I am not an employee of VMware.
To be clear I suspect it is the Spectre variant 4 (Speculative Store Bypass) that has caused the slowdown.
https://portal.msrc.microsoft.com/en-US/security-guidance/advisory/ADV180012
There are four major Spectre variants. Spectre variant 3, aka Meltdown or rogue data cache load, does not require an Intel CPU microcode update. There is also Spectre variant 3a.
Microcode updates usually come in the form of the a BIOS/EFI firmware update of the physical machine. VMware has provided microcode updates for certain CPUs (Sandy Bridge and newer) through ESXi VIBs. Microsoft also provided microcode updates for Haswell and newer CPUs. If I am not mistaken, the microcode update can be updated through Linux OS updates. The microcode delivery through Microsoft Windows and Linux OS updates allows machines that no longer have BIOS/EFI updates from the system vendor to be updated. Apple also provided microcode updates through macOS updates.
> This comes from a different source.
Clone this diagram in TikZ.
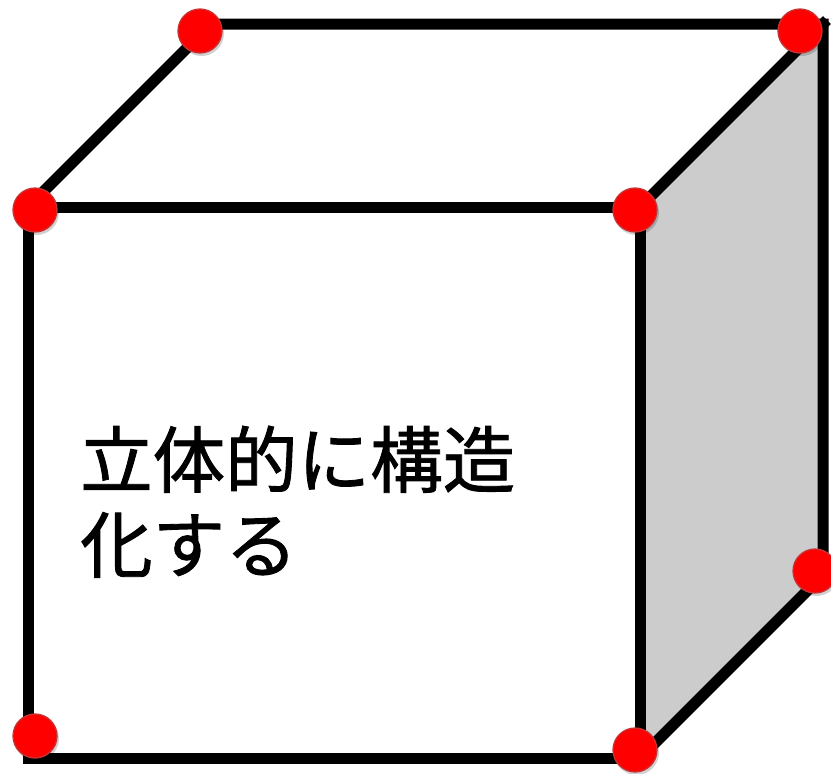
\documentclass[tikz,border=0pt]{standalone}
\usepackage{fontspec}
\newfontfamily\cjk[FakeBold=1.2]{Noto Sans CJK JP}
\definecolor{dotred}{RGB}{255,0,0}
\definecolor{dotrim}{RGB}{200,50,50}
\definecolor{sidegray}{RGB}{204,204,204}
\begin{document}
\begin{tikzpicture}[x=1pt,y=-1pt,
  edge/.style={line width=11pt, line join=miter, line cap=rect},
  vdot/.style={circle, fill=dotred, draw=dotrim, line width=1.3pt, minimum size=44pt, inner sep=0pt},
  vshadow/.style={circle, fill=black, opacity=0.18, minimum size=45pt, inner sep=0pt, xshift=1.5pt, yshift=-2.5pt},
  label/.style={font=\cjk\fontsize{72.5}{85}\selectfont, inner sep=0pt, anchor=base west}]
\useasboundingbox (0,0) rectangle (831,774);
% corners
\coordinate (FTL) at (28,207);
\coordinate (FTR) at (640,207);
\coordinate (FBL) at (28,758);
\coordinate (FBR) at (640,758);
\coordinate (BTL) at (211,24);
\coordinate (BTR) at (823,24);
\coordinate (BBR) at (823,575);
% right face
\fill[sidegray] (FTR) -- (BTR) -- (BBR) -- (FBR) -- cycle;
% edges
\draw[edge] (FTL) -- (FTR) -- (FBR) -- (FBL) -- cycle;
\draw[edge] (FTL) -- (BTL) -- (BTR) -- (BBR) -- (FBR);
\draw[edge] (FTR) -- (BTR);
% text
\node[label] (t1) at (80,487) {立体的に構造};
\node[label] (t2) at (80,572) {化する};
% dot shadows
\foreach \px/\py in {200/31, 800/31, 35/210, 635/210, 35/736, 635/750, 815/571}{
  \node[vshadow] at (\px,\py) {};
}
% dots
\node[vdot] (d1) at (200,31) {};
\node[vdot] (d2) at (800,31) {};
\node[vdot] (d3) at (35,210) {};
\node[vdot] (d4) at (635,210) {};
\node[vdot] (d5) at (35,736) {};
\node[vdot] (d6) at (635,750) {};
\node[vdot] (d7) at (815,571) {};
\end{tikzpicture}
\end{document}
One way to check the Spectre microcodes updates is to look at the vmware.log of any VM the value of EDX register CPUID leaf 7. I don't have a machine that has the microcode update for Spectre variant 4 yet. This is from the vmware.log of a VM running Fusion 8.5.10 on a MacBook Pro.
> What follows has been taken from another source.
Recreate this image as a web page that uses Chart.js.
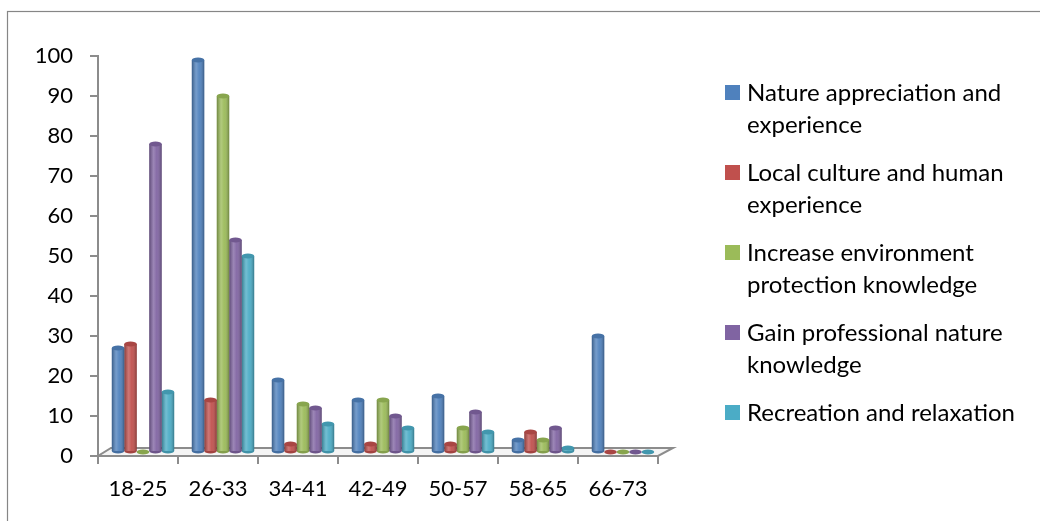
<!DOCTYPE html>
<html>
<head>
<meta charset="utf-8">
<script src="https://cdn.jsdelivr.net/npm/chart.js@4.4.1/dist/chart.umd.min.js"></script>
<style>
  html, body { margin: 0; padding: 0; background: #ffffff; }
  #wrap { width: 1040px; height: 521px; position: relative; }
</style>
</head>
<body>
<div id="wrap"><canvas id="c" width="1040" height="521"></canvas></div>
<script>
// Age groups on the category axis
const ageGroups = ['18-25', '26-33', '34-41', '42-49', '50-57', '58-65', '66-73'];

// Legend names, broken where they wrap
const seriesNames = [
  ['Nature appreciation and', 'experience'],
  ['Local culture and human', 'experience'],
  ['Increase environment', 'protection knowledge'],
  ['Gain professional nature', 'knowledge'],
  ['Recreation and relaxation']
];

// Counts per motivation
const natureAppreciation = [26, 98, 18, 13, 14, 3, 29];
const localCulture       = [27, 13, 2, 2, 2, 5, 0];
const environmentKnow    = [0, 89, 12, 13, 6, 3, 0];
const professionalKnow   = [77, 53, 11, 9, 10, 6, 0];
const recreation         = [15, 49, 7, 6, 5, 1, 0];

// Value axis
const yMin = 0, yMax = 100, yStep = 10;

const seriesColors = ['#4F81BD', '#C0504D', '#9BBB59', '#8064A2', '#4BACC6'];
const seriesValues = [natureAppreciation, localCulture, environmentKnow, professionalKnow, recreation];

const FONT = 'Lato, "Open Sans", sans-serif';
const AXIS_GREY = '#8c8c8c';

// floor depth of the pseudo-3D plot
const DEPTH_X = 13, DEPTH_Y = 8;

function shade(hex, amt) {
  const n = parseInt(hex.slice(1), 16);
  let r = (n >> 16) & 255, g = (n >> 8) & 255, b = n & 255;
  const f = c => Math.max(0, Math.min(255, Math.round(amt >= 0 ? c + (255 - c) * amt : c * (1 + amt))));
  return `rgb(${f(r)},${f(g)},${f(b)})`;
}

// Outer frame, floor slab, and mid-depth placement of the bars
const framePlugin = {
  id: 'frame',
  beforeDraw(chart) {
    const ctx = chart.ctx;
    ctx.save();
    ctx.fillStyle = '#ffffff';
    ctx.fillRect(0, 0, chart.width, chart.height);
    ctx.strokeStyle = '#868686';
    ctx.lineWidth = 1.2;
    ctx.strokeRect(7.5, 11.5, chart.width + 20, chart.height + 20);
    ctx.restore();
  },
  beforeDatasetsDraw(chart) {
    const ctx = chart.ctx, a = chart.chartArea;
    ctx.save();
    ctx.beginPath();
    ctx.moveTo(a.left, a.bottom);
    ctx.lineTo(a.right, a.bottom);
    ctx.lineTo(a.right + DEPTH_X + 2, a.bottom - DEPTH_Y);
    ctx.lineTo(a.left + DEPTH_X, a.bottom - DEPTH_Y);
    ctx.closePath();
    ctx.fillStyle = '#f4f4f4';
    ctx.fill();
    ctx.strokeStyle = AXIS_GREY;
    ctx.lineWidth = 2;
    ctx.stroke();
    ctx.restore();
    // bars stand halfway back on the floor
    ctx.save();
    ctx.translate(DEPTH_X / 2 - 1.5, -DEPTH_Y / 2);
  },
  afterDatasetsDraw(chart) {
    chart.ctx.restore();
  }
};

// Cylinder shading: side gradient plus top cap on each bar
const cylinderPlugin = {
  id: 'cylinder',
  afterDatasetsDraw(chart) {
    const ctx = chart.ctx;
    ctx.save();
    ctx.translate(DEPTH_X / 2 - 1.5, -DEPTH_Y / 2);
    chart.data.datasets.forEach((ds, di) => {
      const meta = chart.getDatasetMeta(di);
      if (meta.hidden) return;
      meta.data.forEach(bar => {
        const p = bar.getProps(['x', 'y', 'base', 'width'], true);
        const l = p.x - p.width / 2, r = p.x + p.width / 2;
        const ry = 2.5;
        if (p.base - p.y > 0.5) {
          const g = ctx.createLinearGradient(l, 0, r, 0);
          g.addColorStop(0, 'rgba(0,0,0,0.28)');
          g.addColorStop(0.35, 'rgba(255,255,255,0.22)');
          g.addColorStop(0.6, 'rgba(255,255,255,0.05)');
          g.addColorStop(1, 'rgba(0,0,0,0.30)');
          ctx.fillStyle = g;
          ctx.fillRect(l, p.y, p.width, p.base - p.y);
          ctx.beginPath();
          ctx.ellipse(p.x, p.base, p.width / 2, ry, 0, 0, Math.PI);
          ctx.fillStyle = shade(ds.backgroundColor, -0.15);
          ctx.fill();
        }
        ctx.beginPath();
        ctx.ellipse(p.x, p.y, p.width / 2, ry, 0, 0, Math.PI * 2);
        ctx.fillStyle = shade(ds.backgroundColor, -0.12);
        ctx.fill();
      });
    });
    ctx.restore();
  }
};

// Legend on the right with wrapped names
const legendPlugin = {
  id: 'sideLegend',
  afterDraw(chart) {
    const ctx = chart.ctx;
    const boxX = 725, textX = 747, firstBase = 101, itemGap = 80, lineGap = 32, box = 15;
    ctx.save();
    ctx.font = `24px ${FONT}`;
    ctx.textBaseline = 'alphabetic';
    ctx.textAlign = 'left';
    chart.data.datasets.forEach((ds, i) => {
      const base = firstBase + i * itemGap;
      ctx.fillStyle = ds.backgroundColor;
      ctx.fillRect(boxX, base - 16, box, box);
      ctx.fillStyle = '#000000';
      seriesNames[i].forEach((line, j) => ctx.fillText(line, textX, base + j * lineGap));
    });
    ctx.restore();
  }
};

const datasets = seriesValues.map((vals, i) => ({
  label: seriesNames[i].join(' '),
  data: vals,
  backgroundColor: seriesColors[i],
  borderWidth: 0,
  categoryPercentage: 0.78,
  barPercentage: 1.0
}));

new Chart(document.getElementById('c'), {
  type: 'bar',
  data: { labels: ageGroups, datasets },
  options: {
    responsive: false,
    animation: false,
    layout: { padding: { top: 56, right: 382, left: 0, bottom: 0 } },
    plugins: { legend: { display: false }, tooltip: { enabled: false } },
    scales: {
      x: {
        grid: { display: true, drawOnChartArea: false, offset: true, tickLength: 8, color: AXIS_GREY, lineWidth: 2 },
        border: { display: true, color: AXIS_GREY, width: 2 },
        ticks: { color: '#000', font: { family: FONT, size: 22 }, padding: 12 },
        afterFit(s) { s.height = 65; }
      },
      y: {
        min: yMin, max: yMax,
        grid: { display: true, drawOnChartArea: false, tickLength: 8, color: AXIS_GREY, lineWidth: 2 },
        border: { display: true, color: AXIS_GREY, width: 2 },
        ticks: { stepSize: yStep, color: '#000', font: { family: FONT, size: 22 }, padding: 17 },
        afterFit(s) { s.width = 98; }
      }
    }
  },
  plugins: [framePlugin, cylinderPlugin, legendPlugin]
});
</script>
</body>
</html>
vmx| I125: hostCPUID level 00000007, 0: 0x00000000 0x000027ab 0x00000000 0x0c000000
It has the microcode updates for Spectre variants 1 and 2 but it does not have the variant 4 microcode update that is why bit 31 is 0 for the EDX register while bit 26 and 27 are 1.
If you are not familiar with the VMware ESXi patches with regards to Spectre variants 1 and 2, I'd suggest you look at this KB.
https://kb.vmware.com/kb/52085
Sorry I am not clicking on that link you provided and I won't try those tools. Microsoft has provided similar tools in the form of Powershell scripts to check Spectre and Meltdown status. And they also provided information on how to disable them at the Windows OS level.